Their argument is based on the Religious Freedom Restoration Act (RFRA), a 1993 law that forbids the government from placing a “substantial burden” on the free exercise of religion except in the narrowest way to achieve a compelling government interest. At issue in the Hobby Lobby and Conestoga cases is whether religious rights can be exercised by a corporation.
A decision in favor of Hobby Lobby or Conestoga would extend First Amendment protections to for-profit corporations beyond the political speech protections established by Citizens United. To get there, the court must decide three questions: Can a for-profit corporation claim First Amendment rights to free exercise of religion? If it can, does the contraception mandate substantially burden Hobby Lobby or Conestoga? If it does, is there a compelling government interest to do so?
If the court answers “yes” to all three questions, the implications could be large. Critics claim that it would open the way for businesses to deny coverage for surgery, for instance; Jehovah’s Witnesses reject blood transfusions, so might reject major surgery because of the potential need for blood. Beyond health care, it could open the way for businesses to refuse public accommodations on the basis of sexual orientation.
This slippery-slope argument was central to Justice Kagan’s questions during oral arguments. She asked why the RFRA couldn’t be used by companies to claim that their religious beliefs permit wage discrimination by sex, or to permit them to ignore child labor laws.
Justice Scalia responded that RFRA has been on the books for 25 years, then asked how many such cases had been brought. The answer was, “very few.” If after 25 years we haven’t started sliding down that slippery slope, perhaps the slope isn’t slippery after all. Critics counter that a Supreme Court decision for Hobby Lobby or Conestoga might provide the necessary grease.
Immediate concerns of Hobby Lobby’s critics are certainly overblown. A finding for Hobby Lobby would not deny anyone contraception; that isn’t the issue. Nor would it open a clear path for discrimination in pay or accommodation on the basis of religious belief; the last two decades indicate that there is no impetus in that direction. The notion that such a ruling would open a “Pandora’s box” of discrimination is grounded in emotion, not in history or the facts of the case.

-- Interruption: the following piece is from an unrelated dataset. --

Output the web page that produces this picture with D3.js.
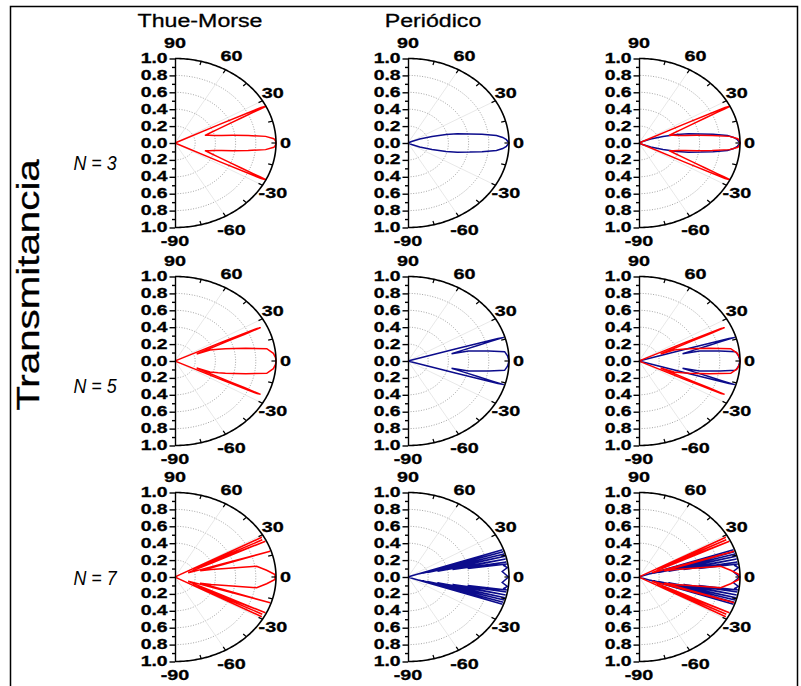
<!DOCTYPE html>
<html><head><meta charset="utf-8">
<script src="https://cdn.jsdelivr.net/npm/d3@7"></script>
<style>body{margin:0;background:#fff}svg{display:block}text{font-family:"Liberation Sans",Arial,sans-serif}</style>
</head><body><svg id="c" width="801" height="686"></svg>
<script>
// ---- data (angle in degrees, transmittance) ----
const colTitles = ["Thue-Morse", "Periódico", ""];
const rowLabels = ["3", "5", "7"];
const radialTicks = [-1, -0.8, -0.6, -0.4, -0.2, 0, 0.2, 0.4, 0.6, 0.8, 1];
const angleTicks = [90, 60, 30, 0, -30, -60, -90];

const tm3Angle = [90,60,40,30,27,26.6,26.2,25.8,25.4,25.1,24.3,22.9,20.9,19.2,17,15,13,11,9,7,5,3,1.5,0,-1.5,-3,-5,-7,-9,-11,-13,-15,-17,-19.2,-20.9,-22.9,-24.3,-25.1,-25.4,-25.8,-26.2,-26.6,-27,-30,-40,-60,-90];
const tm3T     = [0,0,0,0,0.02,0.5,0.95,1,0.93,0.86,0.72,0.58,0.445,0.377,0.31,0.35,0.40,0.47,0.58,0.73,0.9,0.98,0.995,1,0.995,0.98,0.9,0.73,0.58,0.47,0.40,0.35,0.31,0.377,0.445,0.58,0.72,0.86,0.93,1,0.95,0.5,0.02,0,0,0,0];

const per3Angle = [90,40,30,26,22,18,15,12.5,10,8,5.7,4,2.3,0,-2.3,-4,-5.7,-8,-10,-12.5,-15,-18,-22,-26,-30,-40,-90];
const per3T     = [0,0,0,0.04,0.125,0.25,0.39,0.5,0.62,0.74,0.88,0.94,0.975,1,0.975,0.94,0.88,0.74,0.62,0.5,0.39,0.25,0.125,0.04,0,0,0];

const tm5Angle = [90,40,27,26.2,25.8,25.4,25.0,24.6,24.3,23.5,22.8,21.1,20.5,18,16.2,14,12.1,9.1,5.3,2.3,0,-2.3,-5.3,-9.1,-12.1,-14,-16.2,-18,-20.5,-21.1,-22.8,-23.5,-24.3,-24.6,-25.0,-25.4,-25.8,-26.2,-27,-40,-90];
const tm5T     = [0,0,0,0.05,0.5,0.9,0.935,0.76,0.58,0.44,0.336,0.23,0.37,0.45,0.52,0.61,0.716,0.92,0.978,0.996,1,0.996,0.978,0.92,0.716,0.61,0.52,0.45,0.37,0.23,0.336,0.44,0.58,0.76,0.935,0.9,0.5,0.05,0,0,0];

const per5Angle = [90,40,18,17.3,16.9,16.6,16.4,15.8,14.9,13.5,11.4,11.1,8.4,6.6,3.5,0,-3.5,-6.6,-8.4,-11.1,-11.4,-13.5,-14.9,-15.8,-16.4,-16.6,-16.9,-17.3,-18,-40,-90];
const per5T     = [0,0,0,0.05,0.5,0.93,0.99,0.852,0.714,0.576,0.44,0.611,0.809,0.963,0.987,1,0.987,0.963,0.809,0.611,0.44,0.576,0.714,0.852,0.99,0.93,0.5,0.05,0,0,0];

const tm7Angle = [90,40,30,29.2,28.7,27.8,27.0,26.2,25.3,24.5,23,21,19.5,18.4,17.9,17.3,16.5,14,11.3,8.9,5.0,1.7,0,-1.7,-5.0,-8.9,-11.3,-14,-16.5,-17.3,-17.9,-18.4,-19.5,-21,-23,-24.5,-25.3,-26.2,-27.0,-27.8,-28.7,-29.2,-30,-40,-90];
const tm7T     = [0,0,0,0.05,0.98,0.2,0.97,0.25,0.99,0.4,0.2,0.14,0.2,0.5,0.99,0.5,0.26,0.37,0.51,0.818,0.911,0.99,0.99,0.99,0.911,0.818,0.51,0.37,0.26,0.5,0.99,0.5,0.2,0.14,0.2,0.4,0.99,0.25,0.97,0.2,0.98,0.05,0,0,0];

const per7Angle = [90,40,21,19.6,19.0,18.3,17.6,16.8,16.0,15.1,14.3,13.3,12.4,11.3,10.4,9.7,9.0,8.0,6.5,4.0,0,-4.0,-6.5,-8.0,-9.0,-9.7,-10.4,-11.3,-12.4,-13.3,-14.3,-15.1,-16.0,-16.8,-17.6,-18.3,-19.0,-19.6,-21,-40,-90];
const per7T     = [0,0,0,0.05,0.99,0.12,0.99,0.15,0.99,0.2,0.99,0.3,0.99,0.45,0.99,0.6,0.99,0.96,0.99,0.935,0.995,0.935,0.99,0.96,0.99,0.6,0.99,0.45,0.99,0.3,0.99,0.2,0.99,0.15,0.99,0.12,0.99,0.05,0,0,0];

const RED = "#ff0000", BLUE = "#0c0c8c";
const panelSeries = [
  [[{a:tm3Angle,t:tm3T,c:RED}], [{a:per3Angle,t:per3T,c:BLUE}], [{a:per3Angle,t:per3T,c:BLUE},{a:tm3Angle,t:tm3T,c:RED}]],
  [[{a:tm5Angle,t:tm5T,c:RED}], [{a:per5Angle,t:per5T,c:BLUE}], [{a:per5Angle,t:per5T,c:BLUE},{a:tm5Angle,t:tm5T,c:RED}]],
  [[{a:tm7Angle,t:tm7T,c:RED}], [{a:per7Angle,t:per7T,c:BLUE}], [{a:per7Angle,t:per7T,c:BLUE},{a:tm7Angle,t:tm7T,c:RED}]]
];

// ---- layout ----
const colX = [175, 408, 639];
const rowY = [143, 361, 577];
const rowLabelDy = [19, 24, 0];
const RX = 101, RY = 84.5;
const svg = d3.select("#c");

// frame
svg.append("path").attr("d", "M10.5,686 V6.5 H797.5 V686").attr("fill","none").attr("stroke","#000").attr("stroke-width",1.5);

function stretchText(parent, x, y, str, o) {
  const g = parent.append("g").attr("transform", `translate(${x},${y})${o.rot?` rotate(${o.rot})`:""} scale(${o.sx||1},1)`);
  return g.append("text").attr("x",0).attr("y",0).text(str)
    .attr("font-size", o.size).attr("font-weight", o.bold?"bold":"normal")
    .attr("font-style", o.italic?"italic":"normal")
    .attr("stroke", o.halo ? "#000" : "none").attr("stroke-width", o.halo || 0)
    .attr("text-anchor", o.anchor||"middle").attr("dominant-baseline","central").attr("fill","#000");
}

const rX = d3.scaleLinear().domain([0,1]).range([0,RX]);
const rY = d3.scaleLinear().domain([0,1]).range([0,RY]);
const ang = d3.scaleLinear().domain([-90,90]).range([-Math.PI/2, Math.PI/2]);

rowY.forEach((cy, ri) => {
  colX.forEach((cx, ci) => {
    const g = svg.append("g");
    const px = (a, r) => cx + rX(r) * Math.cos(ang(a));
    const py = (a, r) => cy - rY(r) * Math.sin(ang(a));
    const arcLine = r => d3.line().x(a => px(a, r)).y(a => py(a, r))(d3.range(-90, 90.01, 1));
    // grid ellipses
    [0.2,0.4,0.6,0.8].forEach(v => g.append("path").attr("d", arcLine(v)).attr("fill","none")
      .attr("stroke","#8a8a8a").attr("stroke-width",0.8).attr("stroke-dasharray","1,1.6"));
    // radial grid lines
    [60,30,-30,-60].forEach(a => g.append("line").attr("x1",cx).attr("y1",cy).attr("x2",px(a,1)).attr("y2",py(a,1))
      .attr("stroke","#e2e2e2").attr("stroke-width",0.8));
    // series
    panelSeries[ri][ci].forEach(s => {
      const pts = s.a.map((a,i) => [a, s.t[i]]);
      g.append("path").attr("d", d3.line().x(d => px(d[0], d[1])).y(d => py(d[0], d[1]))(pts))
        .attr("fill","none").attr("stroke", s.c).attr("stroke-width",1.5).attr("stroke-linejoin","miter");
    });
    // outer arc
    g.append("path").attr("d", arcLine(1)).attr("fill","none").attr("stroke","#000").attr("stroke-width",1.6);
    // arc ticks every 15 deg (inward)
    d3.range(-75, 76, 15).forEach(a => g.append("line")
      .attr("x1", px(a,1)).attr("y1", py(a,1)).attr("x2", px(a,0.955)).attr("y2", py(a,0.955))
      .attr("stroke","#000").attr("stroke-width",1.2));
    // left radial axis
    const yS = d3.scaleLinear().domain([-1,1]).range([cy+RY, cy-RY]);
    const axG = g.append("g").attr("transform",`translate(${cx},0)`);
    axG.call(d3.axisLeft(yS).tickValues(d3.range(-1, 1.001, 0.1)).tickSize(3).tickSizeOuter(0).tickFormat(""));
    axG.selectAll(".tick").filter(d => radialTicks.some(v => Math.abs(v-d) < 1e-6)).select("line").attr("x2",-5.5);
    axG.selectAll("line,path").attr("stroke","#000").attr("stroke-width",1.4);
    radialTicks.forEach(v => stretchText(g, cx - 7.5, yS(v), Math.abs(v).toFixed(1), {size:14, bold:true, sx:1.38, anchor:"end", halo:0.3}));
    // angle labels
    angleTicks.forEach(a => {
      let lx, ly;
      if (a === 90) { lx = cx; ly = cy - RY - 16; }
      else if (a === -90) { lx = cx; ly = cy + RY + 13; }
      else if (a === 0) { lx = cx + RX + 4; ly = cy; }
      else { lx = px(a,1) + 12*Math.cos(ang(a)); ly = py(a,1) - 16*Math.sin(ang(a)); }
      stretchText(g, lx, ly, String(a), {size:15, bold:true, sx:1.32, anchor: a===0 ? "start" : "middle", halo:0.3});
    });
  });
});

// column titles
colTitles.forEach((t, i) => { if (t) stretchText(svg, colX[i] + 25, 20, t, {size:19, sx:1.22, halo:0.3}); });
// row labels
rowLabels.forEach((n, i) => stretchText(svg, 95, rowY[i] + rowLabelDy[i], "N = " + n, {size:21, italic:true, sx:0.85}));
// y title
stretchText(svg, 28, 285, "Transmitancia", {size:31, sx:1.3, rot:-90, halo:0.3});
</script></body></html>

Joel Paul, a professor at the UC-Hastings College of Law, wrote this month in the Huffington Post, “The media misses the real point. Regardless of how the Court decides, women will still have access to contraception, and Obamacare will survive. But a decision in favor of Hobby Lobby would undermine both corporate law and the separation of church and state.”
The church and state issues strikes this writer as unsupported, but the extension of First Amendment rights to a corporation is at least very interesting. How far the individual rights of owners intertwine with the corporation raises questions about how far the liabilities of the corporation should intertwine with the owners. If the Supreme Court finds for Hobby Lobby and Conestoga, it will at the least be time to rethink corporate law.
The court may answer some of those three questions in the affirmative, but not all. If it does not, the implications of its decision will be narrower. Whatever it does, it will almost certainly be a divided court. There will be much to argue over in the wake of Hobby Lobby and Conestoga no matter how they are decided.